Concordia University School of Law, Faculty Scholarship

Document Type

Article

Publication Date

2011

Abstract

The age of American environmentalism has arrived. Surveys show widespread public support for preservation policies, open spaces, and natural parks, while reflecting popular disdain for new development of wild lands. Federal and state governments have reacted to public sentiment by adding acreage to national preserves, increasing the budget for agencies tasked with preservation, and by enacting and enforcing pollution laws and regulations.

Despite popular support and government-initiated efforts, forty million acres of land – larger than the state of Florida – were newly developed between 1992 and 2007. This paper addresses the historic and deeply rooted pro-development policy informing American property law. While critical in the country’s infancy, encouraging land use and development through legal constructs is less important and arguably detrimental now. Long-standing legal constructs encourage land use and as a result discourage conservation. Our need to develop wide swaths of wild land has changed; our common law has not.

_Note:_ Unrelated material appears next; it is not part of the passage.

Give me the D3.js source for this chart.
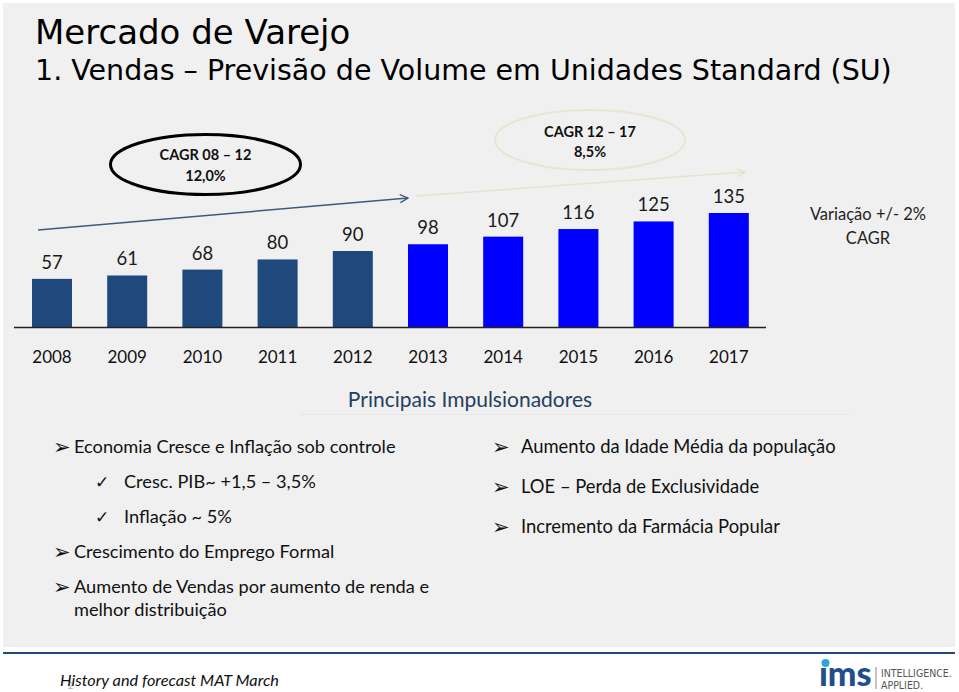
<!DOCTYPE html>
<html>
<head>
<meta charset="utf-8">
<script src="https://cdn.jsdelivr.net/npm/d3@7"></script>
<style>
html,body{margin:0;padding:0;background:#fff;}
svg{display:block;}
</style>
</head>
<body>
<svg id="chart" width="959" height="692"></svg>
<script>
// ---- data ----
const years = ["2008","2009","2010","2011","2012","2013","2014","2015","2016","2017"];
const volumes = [57, 61, 68, 80, 90, 98, 107, 116, 125, 135];
const forecastFrom = "2013";
const titleLines = ["Mercado de Varejo", "1. Vendas \u2013 Previs\u00e3o de Volume em Unidades Standard (SU)"];
const cagrHist = ["CAGR 08 \u2013 12", "12,0%"];
const cagrFcst = ["CAGR 12 \u2013 17", "8,5%"];
const variationNote = ["Varia\u00e7\u00e3o +/- 2%", "CAGR"];
const driversTitle = "Principais Impulsionadores";
const leftDrivers = [
  {type:"arrow", text:"Economia Cresce e Infla\u00e7\u00e3o sob controle"},
  {type:"check", text:"Cresc. PIB~ +1,5 \u2013 3,5%"},
  {type:"check", text:"Infla\u00e7\u00e3o ~ 5%"},
  {type:"arrow", text:"Crescimento do Emprego Formal"},
  {type:"arrow", text:"Aumento de Vendas por aumento de renda e"},
  {type:"cont",  text:"melhor distribui\u00e7\u00e3o"}
];
const rightDrivers = [
  "Aumento da Idade M\u00e9dia da popula\u00e7\u00e3o",
  "LOE \u2013 Perda de Exclusividade",
  "Incremento da Farm\u00e1cia Popular"
];
const footerNote = "History and forecast MAT March";

// ---- drawing ----
const svg = d3.select("#chart");
const sans = "Lato, 'Open Sans', sans-serif";

svg.append("rect").attr("x",3).attr("y",3).attr("width",952).attr("height",644).attr("fill","#f0f0f0");

// title
svg.append("text").attr("x",35).attr("y",44).attr("font-family","'DejaVu Sans', Verdana, sans-serif")
  .attr("font-size",34).attr("fill","#000").text(titleLines[0]);
svg.append("text").attr("x",35).attr("y",80).attr("font-family","'DejaVu Sans', Verdana, sans-serif")
  .attr("font-size",28.5).attr("fill","#000").text(titleLines[1]);

// scales
const x = d3.scaleBand().domain(years).range([14.4, 766.4]).paddingInner(0.468).paddingOuter(0.234);
const y = d3.scaleLinear().domain([0, 135]).range([327, 213]);

const data = years.map((yr,i)=>({year:yr, v:volumes[i]}));
const fi = years.indexOf(forecastFrom);

svg.append("g").selectAll("rect").data(data).join("rect")
  .attr("x", d=>x(d.year)).attr("width", x.bandwidth())
  .attr("y", d=>y(d.v)).attr("height", d=>y(0)-y(d.v))
  .attr("fill", (d,i)=> i < fi ? "#1f497d" : "#0000ff");

svg.append("g").selectAll("text").data(data).join("text")
  .attr("x", d=>x(d.year)+x.bandwidth()/2).attr("y", d=>y(d.v)-10)
  .attr("text-anchor","middle").attr("font-family",sans).attr("font-size",18.5).attr("fill","#1a1a1a")
  .text(d=>d.v);

// axis
const xAxis = svg.append("g").attr("transform",`translate(0,${y(0)})`)
  .call(d3.axisBottom(x).tickSize(0).tickPadding(0));
xAxis.select(".domain").attr("d","M14,0.5H766").attr("stroke","#222").attr("stroke-width",1.5);
xAxis.selectAll(".tick text").attr("y",36).attr("dy",0).attr("font-family",sans).attr("font-size",17).attr("fill","#111");

// arrows
const defs = svg.append("defs");
function marker(id, color){
  defs.append("marker").attr("id",id).attr("viewBox","0 0 10 10").attr("refX",9).attr("refY",5)
    .attr("markerWidth",10).attr("markerHeight",10).attr("markerUnits","userSpaceOnUse").attr("orient","auto")
    .append("path").attr("d","M1,1 L9,5 L1,9").attr("fill","none").attr("stroke",color).attr("stroke-width",1.3);
}
marker("a1","#3d5a7c");
marker("a2","#e6e2cf");
svg.append("line").attr("x1",38).attr("y1",230).attr("x2",408).attr("y2",198)
  .attr("stroke","#3d5a7c").attr("stroke-width",1.5).attr("marker-end","url(#a1)");
svg.append("line").attr("x1",416).attr("y1",196).attr("x2",745).attr("y2",172)
  .attr("stroke","#e6e2cf").attr("stroke-width",1.5).attr("marker-end","url(#a2)");

// ellipses
svg.append("ellipse").attr("cx",205.5).attr("cy",164.5).attr("rx",95).attr("ry",30)
  .attr("fill","none").attr("stroke","#000").attr("stroke-width",3);
svg.append("ellipse").attr("cx",590).attr("cy",140).attr("rx",95).attr("ry",30)
  .attr("fill","none").attr("stroke","#e8e5d3").attr("stroke-width",2);
cagrHist.forEach((t,i)=> svg.append("text").attr("x",205.5).attr("y",160+i*21).attr("text-anchor","middle")
  .attr("font-family",sans).attr("font-weight","bold").attr("font-size",14.5).attr("fill","#111").text(t));
cagrFcst.forEach((t,i)=> svg.append("text").attr("x",590).attr("y",137+i*20).attr("text-anchor","middle")
  .attr("font-family",sans).attr("font-weight","bold").attr("font-size",14.5).attr("fill","#111").text(t));

variationNote.forEach((t,i)=> svg.append("text").attr("x",868).attr("y",220+i*24).attr("text-anchor","middle")
  .attr("font-family",sans).attr("font-size",16.5).attr("fill","#222").text(t));

// drivers
svg.append("text").attr("x",470).attr("y",407).attr("text-anchor","middle").attr("font-family",sans)
  .attr("font-size",21).attr("fill","#243f60").text(driversTitle);
svg.append("line").attr("x1",300).attr("x2",850).attr("y1",414.5).attr("y2",414.5).attr("stroke","#e6e6e6").attr("stroke-width",1);

const bulletFont = "'DejaVu Sans', sans-serif";
const leftY = [447, 482, 517, 552, 587, 610];
leftDrivers.forEach((d,i)=>{
  const by = leftY[i] + 6;
  if(d.type==="arrow"){
    svg.append("text").attr("x",53).attr("y",by+1).attr("font-family",bulletFont).attr("font-size",21).attr("fill","#111").text("\u27a2");
  } else if(d.type==="check"){
    svg.append("text").attr("x",95).attr("y",by).attr("font-family",bulletFont).attr("font-size",17).attr("fill","#111").text("\u2713");
  }
  svg.append("text").attr("x", d.type==="check"?124:74).attr("y",by).attr("font-family",sans)
    .attr("font-size",18.2).attr("fill","#111").text(d.text);
});
const rightY = [447, 487, 527];
rightDrivers.forEach((t,i)=>{
  const by = rightY[i]+6;
  svg.append("text").attr("x",492).attr("y",by+1).attr("font-family",bulletFont).attr("font-size",21).attr("fill","#111").text("\u27a2");
  svg.append("text").attr("x",521).attr("y",by).attr("font-family",sans).attr("font-size",18.4).attr("fill","#111").text(t);
});

// footer
svg.append("line").attr("x1",3).attr("x2",955).attr("y1",653).attr("y2",653).attr("stroke","#1f497d").attr("stroke-width",2);
svg.append("text").attr("x",68).attr("y",689).attr("font-family",sans).attr("font-size",9).attr("fill","#aaa").text("2");
svg.append("text").attr("x",60).attr("y",686).attr("font-family",sans).attr("font-style","italic")
  .attr("font-size",16.3).attr("fill","#111").text(footerNote);

// logo
svg.append("text").attr("x",819).attr("y",686).attr("font-family",sans).attr("font-weight",900)
  .attr("font-size",34).attr("fill","#1f4e8c").text("\u0131ms");
svg.append("circle").attr("cx",825.5).attr("cy",663).attr("r",4).attr("fill","#2aa6dc");
svg.append("line").attr("x1",876).attr("x2",876).attr("y1",667).attr("y2",689).attr("stroke","#888").attr("stroke-width",1);
svg.append("text").attr("x",881).attr("y",677).attr("font-family","'Liberation Sans Narrow', 'DejaVu Sans Condensed', sans-serif").attr("font-size",10.5).attr("fill","#555").text("INTELLIGENCE.");
svg.append("text").attr("x",881).attr("y",689).attr("font-family","'Liberation Sans Narrow', 'DejaVu Sans Condensed', sans-serif").attr("font-size",10.5).attr("fill","#555").text("APPLIED.");
</script>
</body>
</html>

One area of property law, easements, fully embraces pro-development policies. The legal principles defining express easements, implied easements by necessity, easements by implied grant, and prescriptive easements champion the development of land while disfavoring parties that allow land to remain “idle.” The pro-development policy undergirding common law property tenets lacks a conservation counterbalance. This paper details several approaches that might curb pro-development bias in easement law.